The Department of Parks and Recreation is better known as the guardian of the state’s forests and beaches. But it has also been a voracious collector of California relics — so voracious, in fact, that the state packed its warehouses to the brim with more artifacts than it knows what to do with.

The overwhelming size and substandard storage of the collection was cited last week by the Little Hoover Commission in a report detailing problems at the parks department, which has suffered scandals and financial problems in the last year.

Stashed away are dug-out canoes made from redwoods along California’s northern coast, the wedding dress worn by a surviving member of the doomed Donner party and one of the country’s most important collections of Native American baskets.

In the words of one former parks official, the department is the state’s attic.

Take, for example, a life-sized portrait of John Sutter, a pioneer who played a crucial role in California’s Gold Rush. The painting hung in the Capitol until renovations in the 1970s and ‘80s. Suddenly homeless, it was eventually taken to West Sacramento, where its gilded frame brings a touch of splendor to a drab warehouse interior.

“Nobody wants to throw that away yet,” McGuire said. “It’s an important historical piece.

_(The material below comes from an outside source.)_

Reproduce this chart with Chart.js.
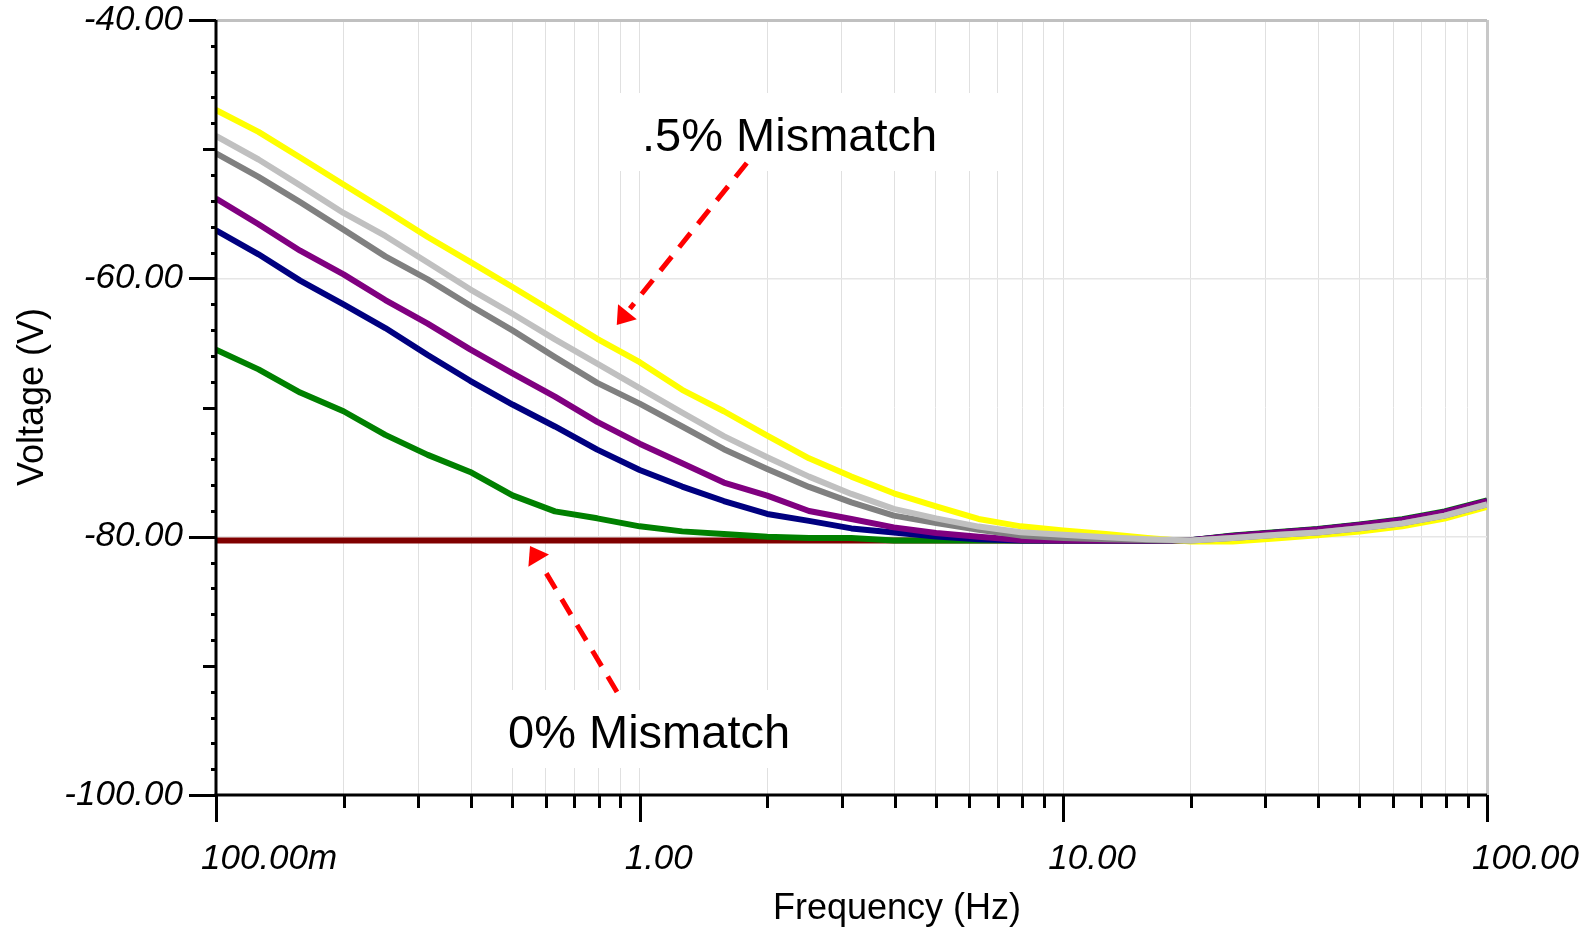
<!DOCTYPE html>
<html>
<head>
<meta charset="utf-8">
<title>Voltage vs Frequency</title>
<script src="https://cdn.jsdelivr.net/npm/chart.js@4.4.1/dist/chart.umd.min.js"></script>
<style>
  html, body { margin: 0; padding: 0; background: #fff; }
  #wrap { width: 1587px; height: 929px; }
</style>
</head>
<body>
<div id="wrap"><canvas id="voltageChart" width="1587" height="929"></canvas></div>
<script>
// sweep frequencies (Hz), 10 points per decade
const freqHz = [0.1, 0.126, 0.158, 0.2, 0.251, 0.316, 0.398, 0.501, 0.631, 0.794,
                1, 1.26, 1.58, 2, 2.51, 3.16, 3.98, 5.01, 6.31, 7.94,
                10, 12.6, 15.8, 20, 25.1, 31.6, 39.8, 50.1, 63.1, 79.4, 100];

// output voltage (dB V) for each mismatch run
const yellowV = [-46.97, -48.66, -50.65, -52.74, -54.73, -56.80, -58.73, -60.67, -62.66, -64.68,
                 -66.49, -68.63, -70.29, -72.17, -73.93, -75.35, -76.64, -77.65, -78.63, -79.20,
                 -79.53, -79.80, -80.10, -80.38, -80.38, -80.15, -79.90, -79.60, -79.20, -78.60, -77.70];
const lightGrayV = [-48.98, -50.80, -52.80, -54.94, -56.72, -58.78, -60.85, -62.74, -64.73, -66.61,
                    -68.50, -70.39, -72.22, -73.85, -75.35, -76.69, -77.85, -78.58, -79.22, -79.66,
                    -79.85, -80.05, -80.20, -80.30, -80.10, -79.87, -79.67, -79.35, -78.97, -78.37, -77.50];
const grayV = [-50.33, -52.15, -54.10, -56.23, -58.30, -60.08, -62.10, -64.03, -66.10, -68.09,
               -69.70, -71.47, -73.23, -74.76, -76.15, -77.34, -78.37, -78.94, -79.46, -79.92,
               -80.10, -80.20, -80.25, -80.30, -80.10, -79.87, -79.67, -79.35, -78.97, -78.37, -77.50];
const purpleV = [-53.82, -55.81, -57.86, -59.69, -61.68, -63.51, -65.50, -67.36, -69.16, -71.11,
                 -72.80, -74.32, -75.81, -76.82, -78.01, -78.63, -79.28, -79.71, -80.00, -80.26,
                 -80.30, -80.30, -80.30, -80.28, -79.95, -79.70, -79.45, -79.10, -78.70, -78.10, -77.25];
const navyV = [-56.28, -58.14, -60.18, -62.02, -63.85, -65.94, -67.93, -69.77, -71.47, -73.26,
               -74.84, -76.12, -77.24, -78.24, -78.78, -79.36, -79.67, -79.98, -80.20, -80.30,
               -80.30, -80.30, -80.30, -80.28, -79.95, -79.70, -79.45, -79.10, -78.70, -78.10, -77.25];
const greenV = [-65.53, -67.05, -68.84, -70.29, -72.12, -73.67, -74.99, -76.80, -78.04, -78.58,
                -79.20, -79.59, -79.80, -80.00, -80.10, -80.10, -80.30, -80.30, -80.30, -80.30,
                -80.30, -80.30, -80.30, -80.28, -79.90, -79.65, -79.40, -79.05, -78.65, -78.05, -77.20];
const darkRedV = [-80.30, -80.30, -80.30, -80.30, -80.30, -80.30, -80.30, -80.30, -80.30, -80.30,
                  -80.30, -80.30, -80.30, -80.30, -80.30, -80.30, -80.30, -80.30, -80.30, -80.30,
                  -80.30, -80.30, -80.30, -80.30, -80.10, -79.87, -79.67, -79.35, -78.97, -78.37, -77.50];

// axis ticks
const xMajorTicks = [0.1, 1, 10, 100];
const xTickLabels = ['100.00m', '1.00', '10.00', '100.00'];
const yMajorTicks = [-100, -80, -60, -40];
const yTickLabels = ['-100.00', '-80.00', '-60.00', '-40.00'];

// every 1..9 step in each decade, used for grid lines and tick marks
const xGridValues = [];
[0.1, 1, 10].forEach(dec => {
    for (let m = 1; m < 10; m++) xGridValues.push(m === 1 ? dec : m * dec);
});
xGridValues.push(100);
const yGridValues = [];
for (let v = -100; v <= -40; v += 2) yGridValues.push(v);

// callouts: text anchored at baseline-left (Hz, V), box offset in px, arrow from/to (Hz, V)
const notes = [
    { text: '.5% Mismatch', at: [1.013, -50.14], box: [-37, -58, 405, 78], from: [1.79, -51.07], to: [0.883, -63.61] },
    { text: '0% Mismatch', at: [0.489, -96.36], box: [-26, -58, 336, 78], from: [0.884, -92.02], to: [0.551, -80.72] }
];

const series = [
    { values: lightGrayV, color: '#c0c0c0' },
    { values: grayV, color: '#808080' },
    { values: yellowV, color: '#ffff00' },
    { values: purpleV, color: '#800080' },
    { values: navyV, color: '#000080' },
    { values: greenV, color: '#008000' },
    { values: darkRedV, color: '#800000' }
];

const FONT = '"Liberation Sans", Arial, sans-serif';

function drawArrow(ctx, x1, y1, x2, y2) {
    const ang = Math.atan2(y2 - y1, x2 - x1);
    const headLen = 17, headHalf = 12;
    const bx = x2 - headLen * Math.cos(ang);
    const by = y2 - headLen * Math.sin(ang);
    ctx.strokeStyle = '#ff0000';
    ctx.fillStyle = '#ff0000';
    ctx.lineWidth = 5;
    ctx.setLineDash([18, 12]);
    ctx.beginPath();
    ctx.moveTo(x1, y1);
    ctx.lineTo(x2 - (headLen + 4) * Math.cos(ang), y2 - (headLen + 4) * Math.sin(ang));
    ctx.stroke();
    ctx.setLineDash([]);
    ctx.beginPath();
    ctx.moveTo(x2, y2);
    ctx.lineTo(bx + headHalf * Math.sin(ang), by - headHalf * Math.cos(ang));
    ctx.lineTo(bx - headHalf * Math.sin(ang), by + headHalf * Math.cos(ang));
    ctx.closePath();
    ctx.fill();
}

// axis lines, tick marks, callouts and axis titles
const overlay = {
    id: 'overlay',
    afterDatasetsDraw(chart) {
        const { ctx, chartArea: a, scales: { x, y } } = chart;
        ctx.save();
        ctx.strokeStyle = '#000';
        ctx.lineWidth = 3;
        ctx.lineCap = 'butt';

        const seg = (x1, y1, x2, y2) => {
            ctx.beginPath(); ctx.moveTo(x1, y1); ctx.lineTo(x2, y2); ctx.stroke();
        };

        // x tick marks
        xGridValues.forEach(v => {
            const px = Math.round(x.getPixelForValue(v)) + 0.5;
            const major = xMajorTicks.includes(v);
            seg(px, a.bottom, px, a.bottom + (major ? 27 : 13));
        });
        // y tick marks
        yGridValues.forEach(v => {
            const py = Math.round(y.getPixelForValue(v)) + 0.5;
            let len = 5;
            if (v % 20 === 0) len = 27;
            else if (v % 10 === 0) len = 13;
            seg(a.left - len, py, a.left, py);
        });
        // axis lines
        seg(a.left, a.top, a.left, a.bottom);
        seg(a.left - 1.5, a.bottom, a.right, a.bottom);

        // callouts
        notes.forEach(n => {
            const tx = x.getPixelForValue(n.at[0]);
            const ty = y.getPixelForValue(n.at[1]);
            ctx.fillStyle = '#fff';
            ctx.fillRect(tx + n.box[0], ty + n.box[1], n.box[2], n.box[3]);
            ctx.fillStyle = '#000';
            ctx.font = '47px ' + FONT;
            ctx.textAlign = 'left';
            ctx.textBaseline = 'alphabetic';
            ctx.fillText(n.text, tx, ty);
            drawArrow(ctx,
                x.getPixelForValue(n.from[0]), y.getPixelForValue(n.from[1]),
                x.getPixelForValue(n.to[0]), y.getPixelForValue(n.to[1]));
        });

        // axis titles
        ctx.fillStyle = '#000';
        ctx.font = '36px ' + FONT;
        ctx.textAlign = 'center';
        ctx.textBaseline = 'alphabetic';
        ctx.fillText('Frequency (Hz)', 897, 919);
        ctx.translate(43, 397);
        ctx.rotate(-Math.PI / 2);
        ctx.fillText('Voltage (V)', 0, 0);
        ctx.restore();
    }
};

const tickFont = { family: FONT, size: 35, style: 'italic' };

const ctx = document.getElementById('voltageChart').getContext('2d');
new Chart(ctx, {
    type: 'line',
    data: {
        datasets: series.map(s => ({
            data: freqHz.map((f, i) => ({ x: f, y: s.values[i] })),
            borderColor: s.color,
            backgroundColor: s.color,
            borderWidth: 6,
            borderJoinStyle: 'round',
            pointRadius: 0,
            tension: 0,
            fill: false
        }))
    },
    options: {
        responsive: false,
        animation: false,
        devicePixelRatio: 1,
        layout: { padding: { top: 20, right: 100, left: 0, bottom: 0 } },
        plugins: {
            legend: { display: false },
            tooltip: { enabled: false }
        },
        scales: {
            x: {
                type: 'logarithmic',
                min: 0.1,
                max: 100,
                afterBuildTicks: s => { s.ticks = xGridValues.map(v => ({ value: v })); },
                afterFit: s => { s.height = 134; s.paddingLeft = 0; s.paddingRight = 0; },
                border: { display: false },
                grid: {
                    drawTicks: false,
                    color: c => (c.tick && c.tick.value === 100) ? '#c8c8c8' : '#e0e0e0',
                    lineWidth: c => {
                        if (!c.tick) return 0;
                        if (c.tick.value === 0.1) return 0;
                        return c.tick.value === 100 ? 3 : 1;
                    }
                },
                ticks: {
                    autoSkip: false,
                    maxRotation: 0,
                    minRotation: 0,
                    align: 'start',
                    labelOffset: -15,
                    padding: 43,
                    color: '#000',
                    font: tickFont,
                    callback: v => {
                        const i = xMajorTicks.indexOf(v);
                        return i >= 0 ? xTickLabels[i] : '';
                    }
                }
            },
            y: {
                min: -100,
                max: -40,
                afterBuildTicks: s => { s.ticks = yGridValues.map(v => ({ value: v })); },
                afterFit: s => { s.width = 216; s.paddingTop = 0; s.paddingBottom = 0; },
                border: { display: false },
                grid: {
                    drawTicks: false,
                    color: c => (c.tick && c.tick.value === -40) ? '#c0c0c0' : '#e6e6e6',
                    lineWidth: c => {
                        if (!c.tick) return 0;
                        const v = c.tick.value;
                        if (v === -40) return 3;
                        if (v === -60 || v === -80) return 1.5;
                        return 0;
                    }
                },
                ticks: {
                    autoSkip: false,
                    padding: 33,
                    color: '#000',
                    font: tickFont,
                    callback: v => {
                        const i = yMajorTicks.indexOf(v);
                        return i >= 0 ? yTickLabels[i] : '';
                    }
                }
            }
        }
    },
    plugins: [overlay]
});
</script>
</body>
</html>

It will have a future.”

Roughly 20% of the state’s collection is on display across California, he said. (That’s better than the typical museum, McGuire said, which usually displays 10%.)

Wendy Teeter, curator of archeology at UCLA’s Fowler Museum, said the state’s artifacts are an invaluable resource.

“There’s a million stories being told throughout the state right now and a million stories left to be told,” she said. “If you don’t take care of that material, you don’t have a way to tell the story.”

Teeter said the state’s decision to shift its storage to McClellan is exciting, not just because the artifacts will have better protection. It’s an opportunity for rediscovery, she said, much like when someone finds long-lost possessions behind the couch while switching apartments.

“When you move, new objects come to light that may have been squirreled away,” she said.

In fact, the state is in the midst of an extensive effort to catalog all of its holdings. Employees jot down details on sheets of paper all over the West Sacramento warehouse, then put the information into a central computer system, McGuire said.

Because the state began scooping up historical items in the late 19th century, there’s a lot to sift through. The nonpartisan Little Hoover Commission, which advises lawmakers on policy issues, said the collection has become unwieldy, echoing its concern that the state expanded its network of parkland beyond its capacity to manage.

Blaine Lamb, the former parks official who referred to the department as the state’s attic, told the commission that “the department had accepted too many artifacts that had no relevance to the state park system or its mission and that it had neither the staff nor the space to care for such an expanding accumulation.”

The state is trying to thin its collection without haphazardly kicking anything to the curb. The department has limited new acquisitions, and McGuire said at least a thousand pieces have been handed over to local historical societies and educational institutes. He has only a small staff to manage the state’s central storage of artifacts and the move to McClellan. There are three full-time employees, including himself, plus eight seasonal workers and about 25 students.

One part of the building at McClellan resembles a 19th century garage, with Gov. Leland Stanford’s stagecoach and a horse-drawn hearse that played a key role in California history during the Civil War. Union supporters used the hearse to smuggle a cannon into Volcano, a town in the Sierra Nevada foothills, and win a standoff with Confederate sympathizers who wanted to seize gold there.

When the state is fully settled in the new building, its cache of 4,500 Native American baskets will occupy a series of shelves stretching a full mile. Many of the baskets include intricate details, achieved through the use of different colored grasses, roots and feathers. The Oakland Museum recently commissioned a weaver to create a similar basket — it took her more than two years.

“If we didn’t keep this together, this knowledge would be lost,” McGuire said. “This is knowledge. This is heritage.”